Hannover Re expects 2017 profit to match 2016 despite challenging market

Hannover Re will target the same profit level for 2017 as in 2016 despite continuing price pressure in property/casualty and a low interest rate environment, it said in a November 10, 2016, results presentation.

Its expectations for 2017 include stable premium volumes and a stable combined ratio in property/casualty reinsurance. While its investment yield is likely to shrink, higher investment volumes are likely to offset the impact, CFO Roland Vogel said while presenting its results. In life reinsurance Vogel sees potential for price increases.

In the upcoming January renewals, Vogel expects prices to remain under pressure in the absence of major loss events and negotiations to be tough as capacity in reinsurance continues to significantly outstrip demand.

However, prices have reached the bottom end of what is acceptable for reinsurers and Hannover Re is prepared to shed business to protect underwriting profitability, he said.

Its gross written premiums contracted by 3.8 percent to €12.5 billion in the first nine months of 2016.

In property/casualty reinsurance, its gross written premiums contracted by 2.7 percent and the combined ratio was 95 percent, a slight improvement from 95.5 percent in the same period a year ago.

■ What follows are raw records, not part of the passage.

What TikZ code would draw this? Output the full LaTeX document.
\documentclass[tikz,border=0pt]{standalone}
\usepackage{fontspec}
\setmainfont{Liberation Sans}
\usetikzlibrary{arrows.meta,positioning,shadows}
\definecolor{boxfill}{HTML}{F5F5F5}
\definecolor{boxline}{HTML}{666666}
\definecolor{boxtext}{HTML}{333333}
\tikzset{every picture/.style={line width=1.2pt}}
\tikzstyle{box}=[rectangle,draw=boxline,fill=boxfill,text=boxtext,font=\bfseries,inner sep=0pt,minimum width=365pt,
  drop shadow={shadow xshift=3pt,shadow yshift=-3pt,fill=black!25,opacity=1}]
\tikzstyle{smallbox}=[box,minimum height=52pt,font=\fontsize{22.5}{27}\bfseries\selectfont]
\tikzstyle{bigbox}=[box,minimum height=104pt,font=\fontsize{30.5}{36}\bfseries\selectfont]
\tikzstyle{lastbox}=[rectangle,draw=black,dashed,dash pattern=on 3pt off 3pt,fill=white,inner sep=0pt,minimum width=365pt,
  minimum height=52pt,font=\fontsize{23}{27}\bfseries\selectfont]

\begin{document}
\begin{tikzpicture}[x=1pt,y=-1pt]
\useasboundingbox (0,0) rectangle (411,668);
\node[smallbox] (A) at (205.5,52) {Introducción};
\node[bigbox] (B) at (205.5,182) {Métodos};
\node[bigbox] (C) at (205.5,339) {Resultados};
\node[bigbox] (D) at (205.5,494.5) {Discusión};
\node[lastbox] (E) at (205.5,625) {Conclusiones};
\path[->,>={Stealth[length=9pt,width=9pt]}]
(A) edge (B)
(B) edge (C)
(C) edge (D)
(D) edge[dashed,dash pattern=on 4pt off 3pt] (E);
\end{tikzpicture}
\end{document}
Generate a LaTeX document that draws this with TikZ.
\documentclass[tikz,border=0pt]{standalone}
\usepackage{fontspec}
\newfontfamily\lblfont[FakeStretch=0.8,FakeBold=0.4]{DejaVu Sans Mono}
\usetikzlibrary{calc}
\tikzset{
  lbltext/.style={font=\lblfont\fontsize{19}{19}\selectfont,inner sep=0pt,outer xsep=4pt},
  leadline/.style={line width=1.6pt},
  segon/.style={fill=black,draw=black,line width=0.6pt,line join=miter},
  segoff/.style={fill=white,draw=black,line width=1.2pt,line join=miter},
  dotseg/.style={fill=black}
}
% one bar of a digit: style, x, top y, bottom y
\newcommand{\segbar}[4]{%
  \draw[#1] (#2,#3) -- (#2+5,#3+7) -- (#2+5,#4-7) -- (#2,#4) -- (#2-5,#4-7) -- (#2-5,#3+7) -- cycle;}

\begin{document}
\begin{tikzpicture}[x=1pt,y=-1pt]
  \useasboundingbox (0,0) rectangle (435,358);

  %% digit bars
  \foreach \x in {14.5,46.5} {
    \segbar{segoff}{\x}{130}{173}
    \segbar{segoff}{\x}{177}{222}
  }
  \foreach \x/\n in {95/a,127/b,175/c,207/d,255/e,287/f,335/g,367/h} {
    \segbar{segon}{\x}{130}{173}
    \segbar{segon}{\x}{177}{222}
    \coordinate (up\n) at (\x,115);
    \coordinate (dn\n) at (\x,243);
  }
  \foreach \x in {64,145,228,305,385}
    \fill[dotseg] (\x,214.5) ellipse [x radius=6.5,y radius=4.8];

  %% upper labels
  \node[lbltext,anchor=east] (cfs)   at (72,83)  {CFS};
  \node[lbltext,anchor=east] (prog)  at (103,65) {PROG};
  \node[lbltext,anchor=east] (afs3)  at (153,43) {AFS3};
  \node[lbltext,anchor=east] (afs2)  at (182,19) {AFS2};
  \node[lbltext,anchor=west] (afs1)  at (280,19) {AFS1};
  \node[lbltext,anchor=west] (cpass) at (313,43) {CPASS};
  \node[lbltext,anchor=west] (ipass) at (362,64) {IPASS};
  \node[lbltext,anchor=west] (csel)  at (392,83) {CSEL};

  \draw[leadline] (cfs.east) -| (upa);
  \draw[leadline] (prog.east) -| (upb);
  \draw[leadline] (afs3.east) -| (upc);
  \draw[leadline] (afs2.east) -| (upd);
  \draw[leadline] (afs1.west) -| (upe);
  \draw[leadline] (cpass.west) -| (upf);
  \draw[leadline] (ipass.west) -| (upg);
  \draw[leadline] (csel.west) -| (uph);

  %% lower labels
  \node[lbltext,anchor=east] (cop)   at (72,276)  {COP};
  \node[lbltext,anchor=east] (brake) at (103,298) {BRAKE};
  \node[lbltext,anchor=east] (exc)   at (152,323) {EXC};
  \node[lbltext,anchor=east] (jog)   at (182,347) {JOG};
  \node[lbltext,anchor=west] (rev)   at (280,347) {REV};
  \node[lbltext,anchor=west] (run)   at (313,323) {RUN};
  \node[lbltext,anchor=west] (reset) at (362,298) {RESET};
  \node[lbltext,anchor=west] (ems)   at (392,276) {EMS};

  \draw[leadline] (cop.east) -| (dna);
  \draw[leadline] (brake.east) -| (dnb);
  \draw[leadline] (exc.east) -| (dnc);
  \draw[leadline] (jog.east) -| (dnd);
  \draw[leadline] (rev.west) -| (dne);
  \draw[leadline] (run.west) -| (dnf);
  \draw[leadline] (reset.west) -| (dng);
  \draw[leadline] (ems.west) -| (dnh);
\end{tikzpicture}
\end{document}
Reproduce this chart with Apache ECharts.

While prices may overall have reached bottom, there are outliers such as aviation, where Vogel sees barely any opportunity to grow. There is, however, some potential to grow the business in the US and Asia, he noted.

In the life business, gross written premiums were down 5.2 percent year-on-year in the first nine months at €5.3 billion, but Hannover Re expects a boost for the segment from the implementation of Solvency II and associated demand for reinsurance solutions, including for example in the area of longevity business. Its group net income in the segment improved by 17.5 percent year-on-year to €208.9 million.

Hannover Re may well end 2016 with a net profit of €1.04 billion as predicted by analysts, Vogel said. Hurricane Matthew, which struck North America at the beginning of October, is likely to cost the reinsurer less than €100 million.

After adding costs from an earthquake in Italy and a large fire, Hannover Re would have around €300 million left in the loss budget for the rest of the year, Vogel explained.

In the first nine months of 2016, Hannover Re registered a net profit of €790 million compared with €786 million in the same period a year ago.